BCI’s Crimes Against Children Unit, the Gallia County Sheriff's Office, and the FBI Columbus Child Exploitation Task Force arrested Case in April 2017 after two victims confided in an adult about the abuse. An ensuing investigation revealed five additional victims.
At the time of his arrest, Case was a volunteer firefighter. He pleaded guilty in May 2017 to 10 counts of first-degree rape and six counts of third-degree sexual imposition. His wife was not charged.
The day care was not required to be licensed by the state because it cared for fewer than six children at a time.

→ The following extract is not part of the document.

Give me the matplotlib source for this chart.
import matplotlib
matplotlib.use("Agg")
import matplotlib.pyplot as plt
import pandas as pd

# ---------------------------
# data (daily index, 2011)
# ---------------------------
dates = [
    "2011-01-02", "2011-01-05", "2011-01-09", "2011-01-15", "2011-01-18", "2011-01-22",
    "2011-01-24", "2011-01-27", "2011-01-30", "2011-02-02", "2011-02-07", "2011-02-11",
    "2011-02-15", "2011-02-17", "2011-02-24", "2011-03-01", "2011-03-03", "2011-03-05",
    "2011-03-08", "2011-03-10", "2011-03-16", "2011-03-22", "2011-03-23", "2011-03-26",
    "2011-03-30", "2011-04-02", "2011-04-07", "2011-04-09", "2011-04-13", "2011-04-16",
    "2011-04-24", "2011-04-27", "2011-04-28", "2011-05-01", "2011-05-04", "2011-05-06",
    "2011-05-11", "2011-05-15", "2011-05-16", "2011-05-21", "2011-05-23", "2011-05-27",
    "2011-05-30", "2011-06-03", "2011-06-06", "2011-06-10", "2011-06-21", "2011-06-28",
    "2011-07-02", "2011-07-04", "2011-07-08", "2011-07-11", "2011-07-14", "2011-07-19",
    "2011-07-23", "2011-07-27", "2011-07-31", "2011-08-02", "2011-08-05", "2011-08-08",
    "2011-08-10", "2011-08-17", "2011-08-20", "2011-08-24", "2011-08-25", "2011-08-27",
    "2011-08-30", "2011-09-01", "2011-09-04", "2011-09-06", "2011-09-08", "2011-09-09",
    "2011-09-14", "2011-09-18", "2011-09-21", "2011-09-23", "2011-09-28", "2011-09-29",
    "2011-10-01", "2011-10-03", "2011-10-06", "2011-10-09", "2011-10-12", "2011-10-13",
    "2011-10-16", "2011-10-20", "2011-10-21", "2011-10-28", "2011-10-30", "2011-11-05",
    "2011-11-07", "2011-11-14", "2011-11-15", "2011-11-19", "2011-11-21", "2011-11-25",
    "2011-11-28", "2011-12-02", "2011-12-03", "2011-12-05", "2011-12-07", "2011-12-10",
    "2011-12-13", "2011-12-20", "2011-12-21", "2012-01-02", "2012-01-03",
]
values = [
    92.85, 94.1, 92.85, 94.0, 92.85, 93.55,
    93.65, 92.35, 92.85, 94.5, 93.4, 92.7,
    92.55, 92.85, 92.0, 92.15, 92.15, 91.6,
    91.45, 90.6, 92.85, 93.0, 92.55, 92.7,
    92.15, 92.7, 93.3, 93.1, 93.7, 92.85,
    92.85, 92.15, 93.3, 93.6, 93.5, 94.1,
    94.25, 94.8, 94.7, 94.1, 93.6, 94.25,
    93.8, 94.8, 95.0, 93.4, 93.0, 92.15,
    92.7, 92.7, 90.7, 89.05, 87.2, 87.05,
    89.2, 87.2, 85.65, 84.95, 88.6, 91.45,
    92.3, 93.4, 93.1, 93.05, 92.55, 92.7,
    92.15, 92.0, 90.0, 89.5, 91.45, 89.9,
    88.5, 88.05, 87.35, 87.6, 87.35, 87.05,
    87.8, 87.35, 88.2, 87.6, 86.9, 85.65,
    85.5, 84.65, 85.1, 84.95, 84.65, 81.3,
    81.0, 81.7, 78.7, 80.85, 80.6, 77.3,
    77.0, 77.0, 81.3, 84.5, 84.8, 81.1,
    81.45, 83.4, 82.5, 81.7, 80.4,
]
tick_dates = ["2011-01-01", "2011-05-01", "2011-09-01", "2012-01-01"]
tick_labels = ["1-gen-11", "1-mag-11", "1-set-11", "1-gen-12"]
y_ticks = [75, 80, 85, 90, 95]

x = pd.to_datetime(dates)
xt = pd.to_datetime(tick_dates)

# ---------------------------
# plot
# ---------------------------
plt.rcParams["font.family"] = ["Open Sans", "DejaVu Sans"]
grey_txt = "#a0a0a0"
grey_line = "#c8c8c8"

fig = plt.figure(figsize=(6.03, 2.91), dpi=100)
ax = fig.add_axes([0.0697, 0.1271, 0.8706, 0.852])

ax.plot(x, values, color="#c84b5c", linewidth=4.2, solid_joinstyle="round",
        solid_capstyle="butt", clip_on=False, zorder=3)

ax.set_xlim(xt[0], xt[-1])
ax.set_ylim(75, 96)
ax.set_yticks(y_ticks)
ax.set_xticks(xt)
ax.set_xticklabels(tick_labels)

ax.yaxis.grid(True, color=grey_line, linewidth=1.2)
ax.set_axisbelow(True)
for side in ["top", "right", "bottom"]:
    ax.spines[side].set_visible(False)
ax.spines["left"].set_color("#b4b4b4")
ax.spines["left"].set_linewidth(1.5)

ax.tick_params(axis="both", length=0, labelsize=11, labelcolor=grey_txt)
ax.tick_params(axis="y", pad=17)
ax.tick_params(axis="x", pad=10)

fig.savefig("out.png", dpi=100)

As stunned as community members were, they also wondered whether the revelations were the tip of the iceberg, whether the abuse had been going on for years but went undetected.
“I was bombarded with calls from families that had sent their children to the day care in years past — They’d ask, ‘How do I know if my kid was hurt?’ ” Sisson said. “Everybody was freaking out. It was very far-reaching in the community, so that was another component of the case we had to deal with.”

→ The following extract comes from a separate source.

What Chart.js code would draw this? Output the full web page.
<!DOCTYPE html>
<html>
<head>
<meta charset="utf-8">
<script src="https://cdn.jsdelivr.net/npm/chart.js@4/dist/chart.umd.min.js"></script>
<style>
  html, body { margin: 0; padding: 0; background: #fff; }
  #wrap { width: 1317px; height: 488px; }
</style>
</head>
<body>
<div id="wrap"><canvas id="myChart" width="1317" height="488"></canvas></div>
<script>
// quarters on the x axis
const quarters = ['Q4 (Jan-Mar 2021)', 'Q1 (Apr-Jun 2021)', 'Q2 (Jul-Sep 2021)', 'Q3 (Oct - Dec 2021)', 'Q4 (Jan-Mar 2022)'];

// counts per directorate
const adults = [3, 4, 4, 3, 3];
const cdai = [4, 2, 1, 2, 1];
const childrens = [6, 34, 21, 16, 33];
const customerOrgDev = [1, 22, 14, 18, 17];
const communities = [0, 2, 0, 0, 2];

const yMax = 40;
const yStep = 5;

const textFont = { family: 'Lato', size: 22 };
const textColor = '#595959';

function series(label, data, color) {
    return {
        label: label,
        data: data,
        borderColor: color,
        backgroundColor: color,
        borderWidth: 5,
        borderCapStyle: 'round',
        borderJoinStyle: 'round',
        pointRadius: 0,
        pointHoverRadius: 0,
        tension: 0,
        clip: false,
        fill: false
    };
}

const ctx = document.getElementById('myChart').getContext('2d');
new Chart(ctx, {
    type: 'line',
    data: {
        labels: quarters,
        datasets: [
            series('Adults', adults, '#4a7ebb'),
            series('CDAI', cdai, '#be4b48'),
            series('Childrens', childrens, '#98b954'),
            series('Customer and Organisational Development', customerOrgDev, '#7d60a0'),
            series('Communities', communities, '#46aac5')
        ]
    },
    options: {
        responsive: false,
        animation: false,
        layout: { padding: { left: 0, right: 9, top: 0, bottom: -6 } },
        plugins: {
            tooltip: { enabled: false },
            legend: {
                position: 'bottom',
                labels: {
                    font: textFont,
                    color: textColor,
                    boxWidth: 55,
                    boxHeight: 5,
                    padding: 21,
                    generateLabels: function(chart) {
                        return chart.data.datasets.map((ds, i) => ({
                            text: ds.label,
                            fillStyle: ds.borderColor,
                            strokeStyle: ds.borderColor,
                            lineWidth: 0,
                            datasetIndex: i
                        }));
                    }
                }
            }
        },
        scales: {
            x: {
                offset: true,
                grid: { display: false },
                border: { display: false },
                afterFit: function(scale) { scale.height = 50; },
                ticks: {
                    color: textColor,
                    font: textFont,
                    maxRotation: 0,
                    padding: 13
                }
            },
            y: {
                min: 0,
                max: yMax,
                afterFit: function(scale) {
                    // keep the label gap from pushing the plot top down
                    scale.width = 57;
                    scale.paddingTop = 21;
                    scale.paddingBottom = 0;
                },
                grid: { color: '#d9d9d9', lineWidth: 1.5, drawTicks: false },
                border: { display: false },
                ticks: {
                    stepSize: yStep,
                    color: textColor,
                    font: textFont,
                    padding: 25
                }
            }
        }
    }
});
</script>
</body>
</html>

Thankfully, investigators found no evidence of additional abuse.
The theme of this year’s conference — “Every Step Is a Victory” — reinforces the importance of crime survivors celebrating step-by-step progress in the healing and recovery process.

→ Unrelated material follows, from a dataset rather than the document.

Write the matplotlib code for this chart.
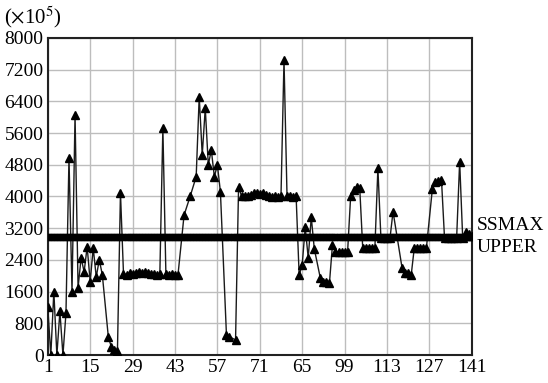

In addition to the plenary session, the conference — organized and presented by Ohio Attorney General’s Office — will feature opening remarks from Ohio Attorney General Dave Yost, followed by a keynote presentation from Teresa Stafford-Wright, CEO of the Hope & Healing Survivor Resource Center in northeastern Ohio. She will share an inspiring story of resilience, healing and post-traumatic growth as a sexual-abuse survivor who entered the criminal-justice system at 14 years old.
Thirty-five workshops will be presented over the two-day event, offering professional development opportunities for victim advocates, social workers, health-care professionals, law enforcement officers and others serving the criminal-justice system.